(Task brief):
Word for word, quote all of the material, omitting the pictures.

(Information supplied):

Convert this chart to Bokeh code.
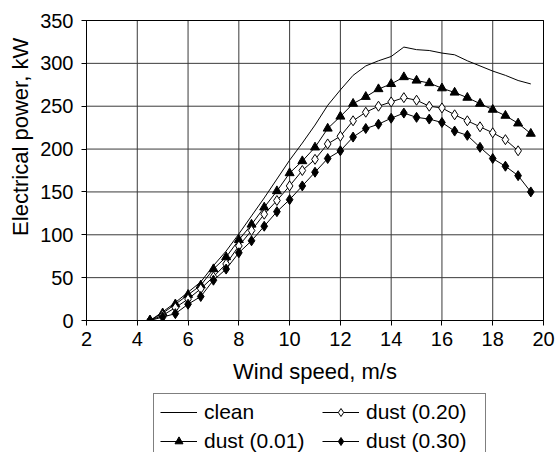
from bokeh.plotting import figure
from bokeh.layouts import column
from bokeh.models import Legend, LegendItem, FixedTicker, Range1d, LinearAxis
from bokeh.embed import file_html
from bokeh.resources import INLINE

# ---- data ----
wind_speed = [4.5, 5.0, 5.5, 6.0, 6.5, 7.0, 7.5, 8.0, 8.5, 9.0, 9.5, 10.0, 10.5,
              11.0, 11.5, 12.0, 12.5, 13.0, 13.5, 14.0, 14.5, 15.0, 15.5, 16.0,
              16.5, 17.0, 17.5, 18.0, 18.5, 19.0, 19.5]
clean = [0, 10, 21, 33, 45, 64, 81, 101, 122, 143, 165, 187, 207, 228, 251, 269,
         286, 297, 303, 308, 319, 316, 315, 312, 310, 303, 297, 291, 286, 280, 276]
dust_001 = [0, 8.5, 19, 30, 41, 60, 74, 94, 112, 132, 151, 172, 186, 202, 224, 238,
            253, 261, 270, 276, 284, 280, 277, 271, 266, 260, 253, 246, 239, 230, 218]
wind_speed_020 = [4.5, 5.0, 5.5, 6.0, 6.5, 7.0, 7.5, 8.0, 8.5, 9.0, 9.5, 10.0, 10.5,
                  11.0, 11.5, 12.0, 12.5, 13.0, 13.5, 14.0, 14.5, 15.0, 15.5, 16.0,
                  16.5, 17.0, 17.5, 18.0, 18.5, 19.0]
dust_020 = [0, 6, 15, 25, 37, 51, 66, 87, 105, 124, 140, 157, 175, 188, 206, 215,
            233, 243, 250, 255, 260, 257, 250, 248, 240, 233, 226, 219, 211, 198]
dust_030 = [0, 4, 8, 19, 28, 47, 60, 79, 93, 110, 127, 141, 157, 173, 189, 198,
            214, 224, 229, 236, 242, 237, 235, 231, 221, 216, 202, 189, 180, 169, 150]
x_ticks = [2, 4, 6, 8, 10, 12, 14, 16, 18, 20]
y_ticks = [0, 50, 100, 150, 200, 250, 300, 350]
series_labels = ["clean", "dust (0.01)", "dust (0.20)", "dust (0.30)"]

FONT = "Liberation Sans"
NBSP = "\u00a0"

# ---------------- main chart ----------------
p = figure(width=556, height=392, output_backend="svg", toolbar_location=None,
           x_range=Range1d(x_ticks[0], x_ticks[-1]),
           y_range=Range1d(y_ticks[0], y_ticks[-1]),
           min_border_left=86, min_border_right=13, min_border_top=20,
           min_border_bottom=72)
p.background_fill_color = "white"
p.border_fill_color = "white"
p.outline_line_color = "black"
p.grid.grid_line_color = None

# grid lines at every tick, drawn through the plot's own scales
y_lo = [y_ticks[0]] * len(x_ticks)
y_hi = [y_ticks[-1]] * len(x_ticks)
x_lo = [x_ticks[0]] * len(y_ticks)
x_hi = [x_ticks[-1]] * len(y_ticks)
p.segment(x0=x_ticks, y0=y_lo, x1=x_ticks, y1=y_hi, line_color="#3a3a3a", line_width=1)
p.segment(x0=x_lo, y0=y_ticks, x1=x_hi, y1=y_ticks, line_color="#3a3a3a", line_width=1)

p.xaxis.ticker = FixedTicker(ticks=x_ticks)
p.yaxis.ticker = FixedTicker(ticks=y_ticks)

for ax in (p.xaxis[0], p.yaxis[0]):
    ax.axis_line_color = "black"
    ax.major_tick_line_color = "black"
    ax.major_tick_in = 0
    ax.major_tick_out = 5
    ax.minor_tick_line_color = None
    ax.major_label_text_font = FONT
    ax.major_label_text_font_size = "20px"
    ax.major_label_text_color = "black"
    ax.axis_label_text_font = FONT
    ax.axis_label_text_font_size = "22px"
    ax.axis_label_text_font_style = "normal"
    ax.axis_label_text_color = "black"

p.xaxis.major_label_standoff = 6
p.yaxis.major_label_standoff = 8
p.xaxis.axis_label = "Wind speed, m/s"
p.xaxis.axis_label_standoff = 10
# leading no-break spaces lift the title a little, as in the reference
p.yaxis.axis_label = NBSP * 11 + "Electrical power, kW"
p.yaxis.axis_label_standoff = 4

# frame border on the top and right sides (plain axes without ticks or labels)
for side in ("above", "right"):
    b = LinearAxis(ticker=FixedTicker(ticks=[]), axis_line_color="black",
                   axis_line_width=1, major_tick_line_color=None,
                   minor_tick_line_color=None, major_label_text_font_size="0px",
                   major_label_standoff=0, major_tick_out=0, major_tick_in=0)
    p.add_layout(b, side)

p.line(wind_speed, clean, line_color="black", line_width=1)

p.line(wind_speed, dust_001, line_color="black", line_width=1)
p.scatter(wind_speed, dust_001, marker="triangle", size=9,
          fill_color="black", line_color="black")

p.line(wind_speed_020, dust_020, line_color="black", line_width=1)
p.scatter(wind_speed_020, dust_020, marker="diamond", size=10,
          fill_color="white", line_color="black", line_width=1)

p.line(wind_speed, dust_030, line_color="black", line_width=1)
p.scatter(wind_speed, dust_030, marker="diamond", size=10,
          fill_color="black", line_color="black")

# ---------------- legend strip below the chart ----------------
# a strip with no axes; its range keeps the series out of view so only the key shows
q = figure(width=556, height=60, output_backend="svg", toolbar_location=None,
           x_axis_type=None, y_axis_type=None,
           x_range=Range1d(100, 101), y_range=Range1d(1000, 1001),
           min_border_left=0, min_border_right=0, min_border_top=0,
           min_border_bottom=0)
q.grid.visible = False
q.outline_line_color = None
q.background_fill_color = "white"
q.border_fill_color = "white"

k_clean = q.line(wind_speed, clean, line_color="black", line_width=1)
k01_l = q.line(wind_speed, dust_001, line_color="black", line_width=1)
k01_m = q.scatter(wind_speed, dust_001, marker="triangle", size=9,
                  fill_color="black", line_color="black")
k20_l = q.line(wind_speed_020, dust_020, line_color="black", line_width=1)
k20_m = q.scatter(wind_speed_020, dust_020, marker="diamond", size=10,
                  fill_color="white", line_color="black")
k30_l = q.line(wind_speed, dust_030, line_color="black", line_width=1)
k30_m = q.scatter(wind_speed, dust_030, marker="diamond", size=10,
                  fill_color="black", line_color="black")

legend = Legend(items=[
    LegendItem(label=series_labels[0], renderers=[k_clean]),
    LegendItem(label=series_labels[1], renderers=[k01_l, k01_m]),
    LegendItem(label=series_labels[2], renderers=[k20_l, k20_m]),
    LegendItem(label=series_labels[3], renderers=[k30_l, k30_m]),
], ncols=2, location=(67, -8))
legend.label_text_font = FONT
legend.label_text_font_size = "21px"
legend.label_text_color = "black"
legend.glyph_width = 37
legend.label_standoff = 7
legend.label_width = 113
legend.padding = 6
legend.spacing = 5
legend.margin = 0
legend.border_line_color = "black"
legend.border_line_width = 1
legend.background_fill_color = "white"
legend.background_fill_alpha = 1
q.add_layout(legend, "center")

layout = column(p, q, spacing=0)
open("out.html", "w").write(file_html(layout, INLINE))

(Solution for this exercise):
Convert this chart to Bokeh code.
from bokeh.plotting import figure
from bokeh.layouts import column
from bokeh.models import Legend, LegendItem, FixedTicker, Range1d, LinearAxis
from bokeh.embed import file_html
from bokeh.resources import INLINE

# ---- data ----
wind_speed = [4.5, 5.0, 5.5, 6.0, 6.5, 7.0, 7.5, 8.0, 8.5, 9.0, 9.5, 10.0, 10.5,
              11.0, 11.5, 12.0, 12.5, 13.0, 13.5, 14.0, 14.5, 15.0, 15.5, 16.0,
              16.5, 17.0, 17.5, 18.0, 18.5, 19.0, 19.5]
clean = [0, 10, 21, 33, 45, 64, 81, 101, 122, 143, 165, 187, 207, 228, 251, 269,
         286, 297, 303, 308, 319, 316, 315, 312, 310, 303, 297, 291, 286, 280, 276]
dust_001 = [0, 8.5, 19, 30, 41, 60, 74, 94, 112, 132, 151, 172, 186, 202, 224, 238,
            253, 261, 270, 276, 284, 280, 277, 271, 266, 260, 253, 246, 239, 230, 218]
wind_speed_020 = [4.5, 5.0, 5.5, 6.0, 6.5, 7.0, 7.5, 8.0, 8.5, 9.0, 9.5, 10.0, 10.5,
                  11.0, 11.5, 12.0, 12.5, 13.0, 13.5, 14.0, 14.5, 15.0, 15.5, 16.0,
                  16.5, 17.0, 17.5, 18.0, 18.5, 19.0]
dust_020 = [0, 6, 15, 25, 37, 51, 66, 87, 105, 124, 140, 157, 175, 188, 206, 215,
            233, 243, 250, 255, 260, 257, 250, 248, 240, 233, 226, 219, 211, 198]
dust_030 = [0, 4, 8, 19, 28, 47, 60, 79, 93, 110, 127, 141, 157, 173, 189, 198,
            214, 224, 229, 236, 242, 237, 235, 231, 221, 216, 202, 189, 180, 169, 150]
x_ticks = [2, 4, 6, 8, 10, 12, 14, 16, 18, 20]
y_ticks = [0, 50, 100, 150, 200, 250, 300, 350]
series_labels = ["clean", "dust (0.01)", "dust (0.20)", "dust (0.30)"]

FONT = "Liberation Sans"
NBSP = "\u00a0"

# ---------------- main chart ----------------
p = figure(width=556, height=392, output_backend="svg", toolbar_location=None,
           x_range=Range1d(x_ticks[0], x_ticks[-1]),
           y_range=Range1d(y_ticks[0], y_ticks[-1]),
           min_border_left=86, min_border_right=13, min_border_top=20,
           min_border_bottom=72)
p.background_fill_color = "white"
p.border_fill_color = "white"
p.outline_line_color = "black"
p.grid.grid_line_color = None

# grid lines at every tick, drawn through the plot's own scales
y_lo = [y_ticks[0]] * len(x_ticks)
y_hi = [y_ticks[-1]] * len(x_ticks)
x_lo = [x_ticks[0]] * len(y_ticks)
x_hi = [x_ticks[-1]] * len(y_ticks)
p.segment(x0=x_ticks, y0=y_lo, x1=x_ticks, y1=y_hi, line_color="#3a3a3a", line_width=1)
p.segment(x0=x_lo, y0=y_ticks, x1=x_hi, y1=y_ticks, line_color="#3a3a3a", line_width=1)

p.xaxis.ticker = FixedTicker(ticks=x_ticks)
p.yaxis.ticker = FixedTicker(ticks=y_ticks)

for ax in (p.xaxis[0], p.yaxis[0]):
    ax.axis_line_color = "black"
    ax.major_tick_line_color = "black"
    ax.major_tick_in = 0
    ax.major_tick_out = 5
    ax.minor_tick_line_color = None
    ax.major_label_text_font = FONT
    ax.major_label_text_font_size = "20px"
    ax.major_label_text_color = "black"
    ax.axis_label_text_font = FONT
    ax.axis_label_text_font_size = "22px"
    ax.axis_label_text_font_style = "normal"
    ax.axis_label_text_color = "black"

p.xaxis.major_label_standoff = 6
p.yaxis.major_label_standoff = 8
p.xaxis.axis_label = "Wind speed, m/s"
p.xaxis.axis_label_standoff = 10
# leading no-break spaces lift the title a little, as in the reference
p.yaxis.axis_label = NBSP * 11 + "Electrical power, kW"
p.yaxis.axis_label_standoff = 4

# frame border on the top and right sides (plain axes without ticks or labels)
for side in ("above", "right"):
    b = LinearAxis(ticker=FixedTicker(ticks=[]), axis_line_color="black",
                   axis_line_width=1, major_tick_line_color=None,
                   minor_tick_line_color=None, major_label_text_font_size="0px",
                   major_label_standoff=0, major_tick_out=0, major_tick_in=0)
    p.add_layout(b, side)

p.line(wind_speed, clean, line_color="black", line_width=1)

p.line(wind_speed, dust_001, line_color="black", line_width=1)
p.scatter(wind_speed, dust_001, marker="triangle", size=9,
          fill_color="black", line_color="black")

p.line(wind_speed_020, dust_020, line_color="black", line_width=1)
p.scatter(wind_speed_020, dust_020, marker="diamond", size=10,
          fill_color="white", line_color="black", line_width=1)

p.line(wind_speed, dust_030, line_color="black", line_width=1)
p.scatter(wind_speed, dust_030, marker="diamond", size=10,
          fill_color="black", line_color="black")

# ---------------- legend strip below the chart ----------------
# a strip with no axes; its range keeps the series out of view so only the key shows
q = figure(width=556, height=60, output_backend="svg", toolbar_location=None,
           x_axis_type=None, y_axis_type=None,
           x_range=Range1d(100, 101), y_range=Range1d(1000, 1001),
           min_border_left=0, min_border_right=0, min_border_top=0,
           min_border_bottom=0)
q.grid.visible = False
q.outline_line_color = None
q.background_fill_color = "white"
q.border_fill_color = "white"

k_clean = q.line(wind_speed, clean, line_color="black", line_width=1)
k01_l = q.line(wind_speed, dust_001, line_color="black", line_width=1)
k01_m = q.scatter(wind_speed, dust_001, marker="triangle", size=9,
                  fill_color="black", line_color="black")
k20_l = q.line(wind_speed_020, dust_020, line_color="black", line_width=1)
k20_m = q.scatter(wind_speed_020, dust_020, marker="diamond", size=10,
                  fill_color="white", line_color="black")
k30_l = q.line(wind_speed, dust_030, line_color="black", line_width=1)
k30_m = q.scatter(wind_speed, dust_030, marker="diamond", size=10,
                  fill_color="black", line_color="black")

legend = Legend(items=[
    LegendItem(label=series_labels[0], renderers=[k_clean]),
    LegendItem(label=series_labels[1], renderers=[k01_l, k01_m]),
    LegendItem(label=series_labels[2], renderers=[k20_l, k20_m]),
    LegendItem(label=series_labels[3], renderers=[k30_l, k30_m]),
], ncols=2, location=(67, -8))
legend.label_text_font = FONT
legend.label_text_font_size = "21px"
legend.label_text_color = "black"
legend.glyph_width = 37
legend.label_standoff = 7
legend.label_width = 113
legend.padding = 6
legend.spacing = 5
legend.margin = 0
legend.border_line_color = "black"
legend.border_line_width = 1
legend.background_fill_color = "white"
legend.background_fill_alpha = 1
q.add_layout(legend, "center")

layout = column(p, q, spacing=0)
open("out.html", "w").write(file_html(layout, INLINE))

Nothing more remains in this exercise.